Samuelsson opened his most successful restaurant, Red Rooster, in 2010. It’s named after the famous Harlem speakeasy on 138th Street and 7th Avenue, and strives to reflect Harlem’s spirited past and the diversity of its present. It’s certainly worth noting that Samuelsson is actively involved with charity work and that more than 70 percent of his employees at Red Rooster actually live in Harlem. It also goes without saying that Harlem is a fixture in American history and one of the most world-renowned centers of African American culture, jazz, theatre, hip hop and revolution. Yet it also suffers from high rates of unemployment and mortality, and much of Harlem still lacks access to fresh, healthy and affordable food. Samuelsson said he doesn’t like to refer to such areas as food deserts, but rather as “food choices” that have evolved through generations of haves and have-nots.
Yet I can’t help but wonder if Red Rooster is one such choice. There’s no doubt that Samuelsson's life has been pretty remarkable thus far, and he admits that he’s lived it all: From desolate poverty in Ethiopia, to learning how to eat sustainably yet heartily in Sweden, to experiencing some of the world’s finest cuisines, and the struggles of finding an identity between his birth and adopted countries.

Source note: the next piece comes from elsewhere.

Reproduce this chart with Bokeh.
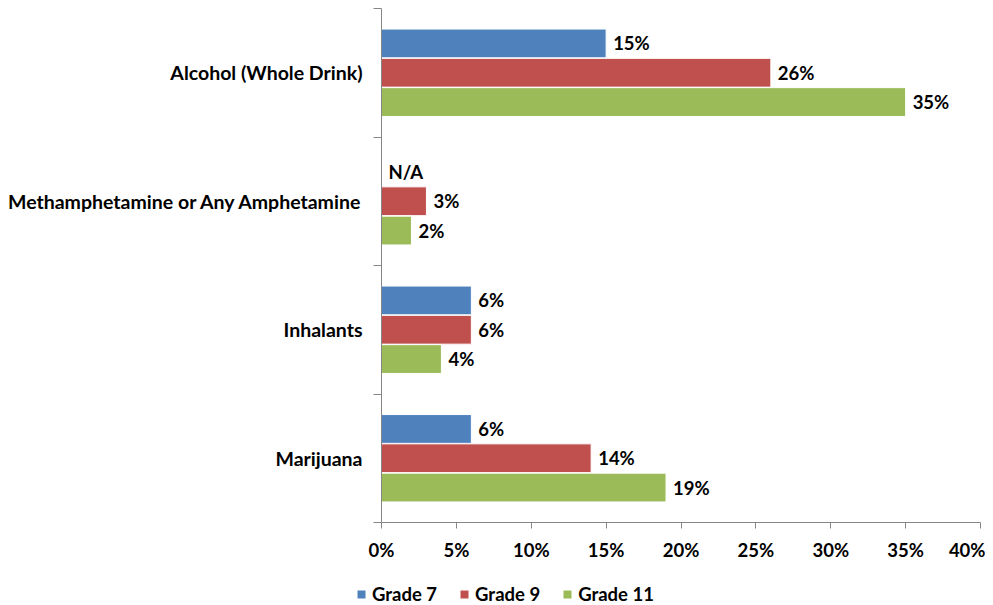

There’s also merit in his claim that Red Rooster is generating more commerce and attention in Harlem, and not just “people who are hopping on and off the bus to take pictures anymore,” like Samuelsson likes to boast. But I find it hard to believe that charging $36 for steak frites or $18 for a dirty rice and shrimp appetizer stays completely true to Samuelsson’s doctrine that a restaurant has to be “of the place” and not just in it. “People want experiences they can attach to memories. The magic happens when you can sit next to the church lady from 4B, to Rick Ross,” he said, nodding to the restaurant’s smattering of clientele from the far reaches of the city. "We tell the story of Harlem — where it came from, where it’s going today."